Ma non tutti sono assassini come le «Tigri di Arkan», i sicari di Miloevic. Il mondo è pieno anche di brava gente, e per una volta i buoni sono gli italiani che accolgono a Milano la famiglia di Aida. In particolare Emilia e Franco, coppia senza figli, ai quali Aida si affeziona, ricambiata. La storia procede per salti, attraverso i decenni. Nel 2001 l'integrazione della ragazza si compie attraverso il distacco dai genitori, dalle loro convinzioni troppo legate alla tradizione mussulmana. Lei sente di non aver più nulla in comune con i suoi coetanei del villaggio. Persino la lingua madre si fa imprecisa. Nel frattempo studia Medicina e guarda con preoccupazione al fratello minore, Ibro.
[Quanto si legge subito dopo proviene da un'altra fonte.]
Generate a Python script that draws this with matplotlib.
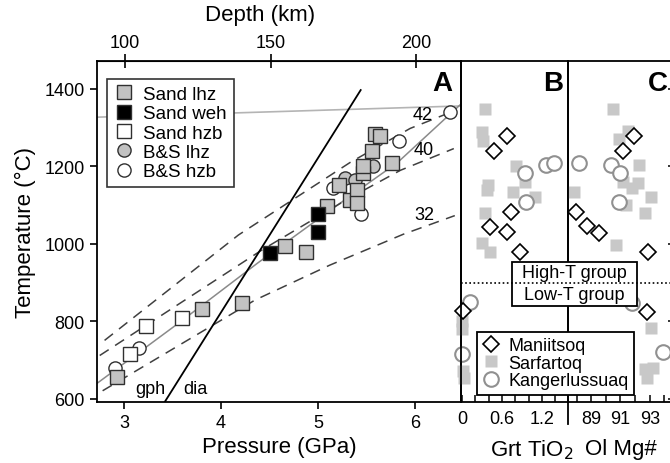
import matplotlib
matplotlib.use("Agg")
import matplotlib.pyplot as plt
import matplotlib.transforms as mtransforms
from matplotlib.lines import Line2D
from matplotlib.patches import Rectangle

plt.rcParams['font.family'] = ['Liberation Sans', 'DejaVu Sans']

# ---------------- data: panel A (P in GPa, T in degC) ----------------
sand_lhz_P = [2.93, 3.80, 4.22, 4.66, 4.88, 5.09, 5.22, 5.33, 5.40, 5.40, 5.46, 5.46, 5.56, 5.59, 5.64, 5.76]
sand_lhz_T = [657, 831, 847, 995, 979, 1099, 1151, 1114, 1140, 1106, 1184, 1200, 1239, 1283, 1278, 1210]
sand_weh_P = [4.51, 5.00, 5.00]
sand_weh_T = [977, 1077, 1030]
sand_hzb_P = [3.06, 3.23, 3.60]
sand_hzb_T = [717, 787, 808]
bs_lhz_P = [5.28, 5.38, 5.57]
bs_lhz_T = [1171, 1166, 1200]
bs_hzb_P = [2.91, 3.16, 5.15, 5.44, 5.84, 6.36]
bs_hzb_T = [680, 732, 1145, 1078, 1265, 1340]

# conductive geotherms (mW/m2)
geo42_P = [2.80, 4.18, 5.33, 5.95, 6.30]
geo42_T = [751, 1023, 1210, 1298, 1333]
geo40_P = [2.75, 4.42, 5.30, 5.85, 6.40]
geo40_T = [712, 984, 1115, 1190, 1246]
geo32_P = [2.78, 4.35, 5.12, 5.88, 6.41]
geo32_T = [621, 855, 945, 1025, 1073]
geo_labels = ['42', '40', '32']
geo_label_P = [6.08, 6.09, 6.10]
geo_label_T = [1335, 1244, 1075]

# best-fit geotherm (grey) and mantle adiabat (light grey)
fit_P = [2.70, 3.56, 4.38, 5.20, 5.82, 6.47]
fit_T = [636, 795, 951, 1100, 1210, 1360]
adiabat_P = [2.72, 6.47]
adiabat_T = [1327, 1356]
# graphite-diamond transition
gd_P = [3.42, 5.44]
gd_T = [592, 1397]

# ---------------- data: panels B (garnet TiO2 wt%) and C (olivine Mg#) ----------------
man_TiO2 = [0.67, 0.48, 0.73, 0.42, 0.67, 0.87, 0.01]
man_TiO2_T = [1278, 1239, 1083, 1044, 1031, 980, 826]
sar_TiO2 = [0.34, 0.30, 0.31, 0.81, 0.94, 0.39, 0.38, 0.77, 1.09, 0.34, 0.30, 0.42, 0.00, 0.00, 0.01, 0.03]
sar_TiO2_T = [1348, 1288, 1265, 1200, 1161, 1153, 1140, 1135, 1122, 1081, 1003, 979, 800, 780, 673, 655]
kan_TiO2 = [0.94, 1.26, 1.38, 0.96, 0.12, 0.00]
kan_TiO2_T = [1184, 1203, 1210, 1109, 849, 717]

man_Mg = [91.9, 91.14, 87.97, 88.7, 89.55, 92.86, 92.8]
man_Mg_T = [1278, 1239, 1083, 1047, 1029, 980, 823]
sar_Mg = [90.52, 90.93, 91.48, 92.24, 91.14, 91.76, 92.17, 93.1, 87.83, 91.4, 92.7, 90.7, 93.1, 92.66, 93.2, 92.8]
sar_Mg_T = [1348, 1270, 1291, 1203, 1161, 1145, 1158, 1122, 1133, 1100, 1081, 998, 784, 678, 681, 655]
kan_Mg = [88.17, 90.38, 91.0, 90.93, 91.76, 93.9]
kan_Mg_T = [1210, 1203, 1184, 1109, 847, 720]

group_boundary_T = 900

P_ticks = [3, 4, 5, 6]
T_ticks = [600, 800, 1000, 1200, 1400]
depth_ticks = [100, 150, 200]
km_per_GPa = 33.25
tio2_labels = [0, 0.6, 1.2]
mg_labels = [89, 91, 93]

# ---------------- figure ----------------
W, H = 670, 464
fig = plt.figure(figsize=(W / 100, H / 100), dpi=100)
top, bot = 62, 403
def rect(x0, x1):
    return [x0 / W, 1 - bot / H, (x1 - x0) / W, (bot - top) / H]

axA = fig.add_axes(rect(97, 461))
axB = fig.add_axes(rect(461, 568))
axC = fig.add_axes(rect(568, 674))
for ax in (axA, axB, axC):
    ax.set_ylim(592, 1472)
    for s in ax.spines.values():
        s.set_linewidth(1.3)
    ax.patch.set_visible(False)

fs_tick = 13
fs_lab = 16

# ---- panel A ----
axA.set_xlim(2.722, 6.474)
axA.plot(adiabat_P, adiabat_T, color='#b4b4b4', lw=1.2, zorder=1)
axA.plot(fit_P, fit_T, color='#8a8a8a', lw=1.1, zorder=1)
for gp, gt in ((geo42_P, geo42_T), (geo40_P, geo40_T), (geo32_P, geo32_T)):
    axA.plot(gp, gt, color='#404040', lw=1.1, ls=(0, (7, 5)), zorder=1)
axA.plot(gd_P, gd_T, color='black', lw=1.3, zorder=1)
for lab, lp, lt in zip(geo_labels, geo_label_P, geo_label_T):
    axA.text(lp, lt, lab, fontsize=13, ha='center', va='center', zorder=2)
axA.text(3.27, 626, 'gph', fontsize=13, ha='center', va='center')
axA.text(3.74, 626, 'dia', fontsize=13, ha='center', va='center')

mk = dict(ls='none', mew=1.0, mec='#303030', zorder=3)
axA.plot(bs_hzb_P, bs_hzb_T, marker='o', ms=9.5, mfc='white', label='B&S hzb', **mk)
axA.plot(bs_lhz_P, bs_lhz_T, marker='o', ms=9.5, mfc='#c2c2c2', label='B&S lhz', **mk)
axA.plot(sand_lhz_P, sand_lhz_T, marker='s', ms=10, mfc='#c2c2c2', label='Sand lhz', **mk)
axA.plot(sand_weh_P, sand_weh_T, marker='s', ms=10, mfc='black', label='Sand weh', **mk)
axA.plot(sand_hzb_P, sand_hzb_T, marker='s', ms=10, mfc='white', label='Sand hzb', **mk)
handles, labels = axA.get_legend_handles_labels()
order = ['Sand lhz', 'Sand weh', 'Sand hzb', 'B&S lhz', 'B&S hzb']
hd = dict(zip(labels, handles))
legA = axA.legend([hd[k] for k in order], order, loc='upper left',
                  bbox_to_anchor=(0.027, 0.947), borderaxespad=0, fontsize=13.5,
                  fancybox=False, framealpha=1, edgecolor='#333333',
                  handlelength=1.1, handletextpad=0.5, labelspacing=0.12,
                  borderpad=0.35)
legA.get_frame().set_linewidth(1.2)
legA.set_zorder(5)

axA.set_xticks(P_ticks)
axA.set_yticks(T_ticks)
axA.tick_params(direction='out', length=5, width=1.2, labelsize=fs_tick, pad=4)
axA.set_xlabel('Pressure (GPa)', fontsize=fs_lab, labelpad=3)
axA.set_ylabel('Temperature (°C)', fontsize=fs_lab, labelpad=6)
axA.text(0.975, 0.975, 'A', transform=axA.transAxes, ha='right', va='top',
         fontsize=20, fontweight='bold')

secA = axA.secondary_xaxis('top', functions=(lambda p: p * km_per_GPa, lambda d: d / km_per_GPa))
secA.set_xticks(depth_ticks)
secA.tick_params(direction='inout', length=10, width=1.2, labelsize=fs_tick, pad=2)
fig.text(260 / W, 1 - 16 / H, 'Depth (km)', ha='center', va='center', fontsize=fs_lab)

# ---- panels B and C ----
sq = dict(ls='none', marker='s', ms=8.2, mfc='#c8c8c8', mec='none', zorder=1.8, clip_on=False)
ci = dict(ls='none', marker='o', ms=10.5, mfc='white', mec='#909090', mew=1.5, zorder=1.9, clip_on=False)
di = dict(ls='none', marker='D', ms=7.8, mfc='white', mec='black', mew=1.2, zorder=2.0, clip_on=False)

axB.set_xlim(-0.015, 1.59)
hs, = axB.plot(sar_TiO2, sar_TiO2_T, label='Sarfartoq', **sq)
hk, = axB.plot(kan_TiO2, kan_TiO2_T, label='Kangerlussuaq', **ci)
hm, = axB.plot(man_TiO2, man_TiO2_T, label='Maniitsoq', **di)
axB.set_xticks(tio2_labels)
axB.set_xticks([0.2, 0.4, 0.8, 1.0, 1.4], minor=True)
axB.set_xticklabels(['0', '0.6', '1.2'])
axB.tick_params(axis='x', which='both', direction='in', length=5, width=1.1, labelsize=fs_tick, pad=6)
axB.tick_params(axis='y', left=False, labelleft=False)
axB.set_xlabel('Grt TiO$_2$', fontsize=fs_lab, labelpad=3)
axB.xaxis.set_label_coords(0.66, -0.105)
axB.text(0.95, 0.975, 'B', transform=axB.transAxes, ha='right', va='top',
         fontsize=20, fontweight='bold')

axC.set_xlim(87.41, 94.66)
axC.plot(sar_Mg, sar_Mg_T, **sq)
axC.plot(kan_Mg, kan_Mg_T, **ci)
axC.plot(man_Mg, man_Mg_T, **di)
axC.set_xticks(mg_labels)
axC.set_xticks([88, 90, 92, 94], minor=True)
axC.tick_params(axis='x', which='both', direction='in', length=5, width=1.1, labelsize=fs_tick, pad=6)
axC.yaxis.set_ticks_position('right')
axC.set_yticks(T_ticks)
axC.tick_params(axis='y', direction='in', length=4.5, width=1.1, labelright=False, labelleft=False)
axC.set_xlabel('Ol Mg#', fontsize=fs_lab, labelpad=3)
axC.xaxis.set_label_coords(0.5, -0.105)
axC.text(0.94, 0.975, 'C', transform=axC.transAxes, ha='right', va='top',
         fontsize=20, fontweight='bold')

# divider between B and C extends below the axis
fig.add_artist(Line2D([568 / W, 568 / W], [1 - bot / H, 1 - 425 / H], color='black', lw=1.3))

# group box and dotted boundary
box = Rectangle((512 / W, 1 - 307 / H), (637 - 512) / W, (307 - 263) / H,
                transform=fig.transFigure, facecolor='white', edgecolor='black', lw=1.3, zorder=4)
fig.add_artist(box)
blend = mtransforms.blended_transform_factory(fig.transFigure, axB.transData)
fig.add_artist(Line2D([461 / W, 674 / W], [group_boundary_T, group_boundary_T], transform=blend,
                      color='black', lw=1.2, ls=(0, (1, 1.5)), zorder=4.5))
fig.text(574.5 / W, 1 - 274 / H, 'High-T group', ha='center', va='center', fontsize=13, zorder=5)
fig.text(574.5 / W, 1 - 296 / H, 'Low-T group', ha='center', va='center', fontsize=13, zorder=5)

leg2 = fig.legend([hm, hs, hk], ['Maniitsoq', 'Sarfartoq', 'Kangerlussuaq'], loc='upper left',
                  bbox_to_anchor=(477 / W, 1 - 333 / H), bbox_transform=fig.transFigure,
                  borderaxespad=0, fontsize=13, fancybox=False, framealpha=1, edgecolor='black',
                  handlelength=1.0, handletextpad=0.45, labelspacing=0.02, borderpad=0.3)
leg2.get_frame().set_linewidth(1.3)
leg2.set_zorder(6)

fig.savefig('out.png', dpi=100)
E qui si apre la seconda parte del romanzo, altrettanto ricca, che non ha più a che fare, se non indirettamente, con il trapianto da un mondo all'altro, ma con il disturbo mentale. Il bambino, poi ragazzo, ha qualcosa che non va. Manifesta segni di bipolarismo, poi di sindrome borderline, forse di schizofrenia, ma chi può saperlo, anche le diagnosi degli psichiatri possono essere molto imprecise. Ricoveri, dimissioni, psicofarmaci, riprese e cadute, zone d'ombra e fulminazioni della coscienza, tutta la trafila che le famiglie coinvolte in queste storie conoscono fin troppo bene. La mente che si estranea dalla realtà, e a poco a poco nemmeno la riconosce più.
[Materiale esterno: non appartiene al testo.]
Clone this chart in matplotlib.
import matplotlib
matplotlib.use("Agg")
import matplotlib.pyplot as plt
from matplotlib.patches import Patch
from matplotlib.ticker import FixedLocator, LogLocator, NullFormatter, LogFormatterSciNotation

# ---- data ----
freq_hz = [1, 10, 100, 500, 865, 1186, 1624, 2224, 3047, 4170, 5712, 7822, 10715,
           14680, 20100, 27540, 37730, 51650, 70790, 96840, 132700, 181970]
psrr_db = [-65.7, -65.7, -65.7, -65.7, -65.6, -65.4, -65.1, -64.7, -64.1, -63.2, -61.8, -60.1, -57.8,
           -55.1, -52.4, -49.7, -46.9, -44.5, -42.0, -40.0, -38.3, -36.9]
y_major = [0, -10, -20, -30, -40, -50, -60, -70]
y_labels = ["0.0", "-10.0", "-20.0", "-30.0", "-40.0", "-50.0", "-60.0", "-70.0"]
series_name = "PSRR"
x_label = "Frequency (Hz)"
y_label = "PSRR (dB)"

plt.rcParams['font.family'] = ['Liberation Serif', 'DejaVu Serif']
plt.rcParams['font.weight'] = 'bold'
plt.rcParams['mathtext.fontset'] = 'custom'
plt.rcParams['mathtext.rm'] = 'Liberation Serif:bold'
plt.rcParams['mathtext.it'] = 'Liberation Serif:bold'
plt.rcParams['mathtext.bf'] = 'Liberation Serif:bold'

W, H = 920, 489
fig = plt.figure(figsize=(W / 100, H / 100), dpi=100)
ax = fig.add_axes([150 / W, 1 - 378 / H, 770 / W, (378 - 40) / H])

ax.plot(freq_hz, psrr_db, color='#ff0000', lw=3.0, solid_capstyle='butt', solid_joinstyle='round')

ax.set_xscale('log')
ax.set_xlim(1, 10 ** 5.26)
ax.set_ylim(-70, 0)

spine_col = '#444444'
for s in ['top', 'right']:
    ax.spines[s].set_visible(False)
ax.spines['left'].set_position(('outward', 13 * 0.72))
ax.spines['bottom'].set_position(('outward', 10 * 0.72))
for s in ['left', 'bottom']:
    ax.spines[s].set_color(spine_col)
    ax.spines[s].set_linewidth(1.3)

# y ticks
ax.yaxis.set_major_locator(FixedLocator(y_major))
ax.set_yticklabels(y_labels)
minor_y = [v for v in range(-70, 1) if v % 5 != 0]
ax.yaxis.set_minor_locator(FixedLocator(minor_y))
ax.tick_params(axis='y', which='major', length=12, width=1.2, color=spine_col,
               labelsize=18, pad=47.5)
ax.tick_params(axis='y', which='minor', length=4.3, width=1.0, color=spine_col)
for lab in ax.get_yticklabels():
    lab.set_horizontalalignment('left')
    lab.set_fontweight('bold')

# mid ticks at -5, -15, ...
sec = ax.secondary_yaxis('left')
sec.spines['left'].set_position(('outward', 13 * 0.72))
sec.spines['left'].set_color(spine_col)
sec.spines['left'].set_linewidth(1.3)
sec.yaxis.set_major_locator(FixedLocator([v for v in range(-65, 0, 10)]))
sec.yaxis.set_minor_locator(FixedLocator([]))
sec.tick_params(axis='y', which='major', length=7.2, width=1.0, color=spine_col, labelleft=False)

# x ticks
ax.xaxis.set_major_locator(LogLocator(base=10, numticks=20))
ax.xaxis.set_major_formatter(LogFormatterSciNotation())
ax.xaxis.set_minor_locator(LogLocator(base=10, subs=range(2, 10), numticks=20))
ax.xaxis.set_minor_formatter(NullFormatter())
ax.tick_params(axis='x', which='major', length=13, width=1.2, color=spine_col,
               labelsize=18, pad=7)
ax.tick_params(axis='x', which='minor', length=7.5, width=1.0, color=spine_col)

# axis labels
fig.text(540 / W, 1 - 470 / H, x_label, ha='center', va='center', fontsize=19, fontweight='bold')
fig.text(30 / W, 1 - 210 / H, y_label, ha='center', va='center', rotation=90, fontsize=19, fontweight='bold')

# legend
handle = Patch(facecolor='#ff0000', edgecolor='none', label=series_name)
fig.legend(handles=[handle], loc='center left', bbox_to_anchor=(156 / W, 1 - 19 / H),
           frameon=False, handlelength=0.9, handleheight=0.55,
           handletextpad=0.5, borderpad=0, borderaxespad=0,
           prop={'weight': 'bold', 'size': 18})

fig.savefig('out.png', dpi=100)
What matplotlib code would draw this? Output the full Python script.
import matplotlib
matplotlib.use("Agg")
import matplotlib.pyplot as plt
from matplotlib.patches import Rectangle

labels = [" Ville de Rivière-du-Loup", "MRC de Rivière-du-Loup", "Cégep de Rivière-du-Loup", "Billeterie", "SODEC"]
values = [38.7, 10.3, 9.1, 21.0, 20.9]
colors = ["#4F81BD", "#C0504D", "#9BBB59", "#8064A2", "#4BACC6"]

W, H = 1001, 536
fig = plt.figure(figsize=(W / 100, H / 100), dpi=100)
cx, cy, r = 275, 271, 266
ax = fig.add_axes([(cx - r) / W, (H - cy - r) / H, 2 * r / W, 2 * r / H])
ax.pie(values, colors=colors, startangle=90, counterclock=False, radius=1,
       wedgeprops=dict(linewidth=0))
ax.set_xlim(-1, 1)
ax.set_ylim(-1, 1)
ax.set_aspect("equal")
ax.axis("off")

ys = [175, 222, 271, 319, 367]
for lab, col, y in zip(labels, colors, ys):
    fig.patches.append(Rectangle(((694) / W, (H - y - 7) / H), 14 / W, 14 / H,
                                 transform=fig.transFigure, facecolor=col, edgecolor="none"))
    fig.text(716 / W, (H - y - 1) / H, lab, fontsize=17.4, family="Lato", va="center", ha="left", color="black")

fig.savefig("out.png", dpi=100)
Alessandra Carati ci offre un libro dolente, in cui però la sofferenza non calpesta mai il desiderio di vita, anzi lo alimenta. La scrittura è precisa, limpida, sempre scorrevole. D'altronde l'autrice ha debuttato adesso nella narrativa, ma non è certo una novizia del mestiere editoriale. Ha fatto la gavetta come ghost writer (fino a pochi anni fa in gergo si diceva «negro», a proposito di una persona che scrive libri per conto terzi, senza nemmeno apparire nei crediti o nei ringraziamenti - e lo dicevano anche gli insospettabili che oggi si vergognano delle parole). Poi è passata a collaborazioni che hanno goduto di maggiore riconoscimento, co-firmando biografie di grande forza emotiva.
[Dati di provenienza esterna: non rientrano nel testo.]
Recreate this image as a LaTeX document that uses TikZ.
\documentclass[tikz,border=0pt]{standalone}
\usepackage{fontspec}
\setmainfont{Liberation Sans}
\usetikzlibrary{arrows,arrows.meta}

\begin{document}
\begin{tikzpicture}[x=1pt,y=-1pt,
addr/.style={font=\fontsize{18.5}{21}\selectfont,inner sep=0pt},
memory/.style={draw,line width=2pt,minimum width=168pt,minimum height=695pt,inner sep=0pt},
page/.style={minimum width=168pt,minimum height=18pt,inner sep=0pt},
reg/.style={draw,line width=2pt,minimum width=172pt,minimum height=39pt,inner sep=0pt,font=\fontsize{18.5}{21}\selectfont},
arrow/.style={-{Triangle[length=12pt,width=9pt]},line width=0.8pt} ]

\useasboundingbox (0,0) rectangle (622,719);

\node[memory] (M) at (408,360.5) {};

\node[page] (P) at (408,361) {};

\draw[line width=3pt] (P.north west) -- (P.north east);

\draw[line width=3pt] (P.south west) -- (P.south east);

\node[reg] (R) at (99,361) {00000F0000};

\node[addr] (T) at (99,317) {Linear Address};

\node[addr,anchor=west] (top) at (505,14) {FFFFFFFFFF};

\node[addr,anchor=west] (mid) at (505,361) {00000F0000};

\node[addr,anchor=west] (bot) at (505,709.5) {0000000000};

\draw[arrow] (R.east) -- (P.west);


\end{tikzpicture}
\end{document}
Per esempio quella di Danilo De Luca, già campione di ciclismo (poi squalificato a vita per doping), Bestie da vittoria (Piemme, 2016). O quella dell'alpinista Daniele Nardi, che nel 2018-19 sfidò lo sperone Mummery del Nanga Parpat in un'ascensione che costò la vita a lui e al suo compagno di scalata Tom Ballard. Insomma, sa raccontare il mondo.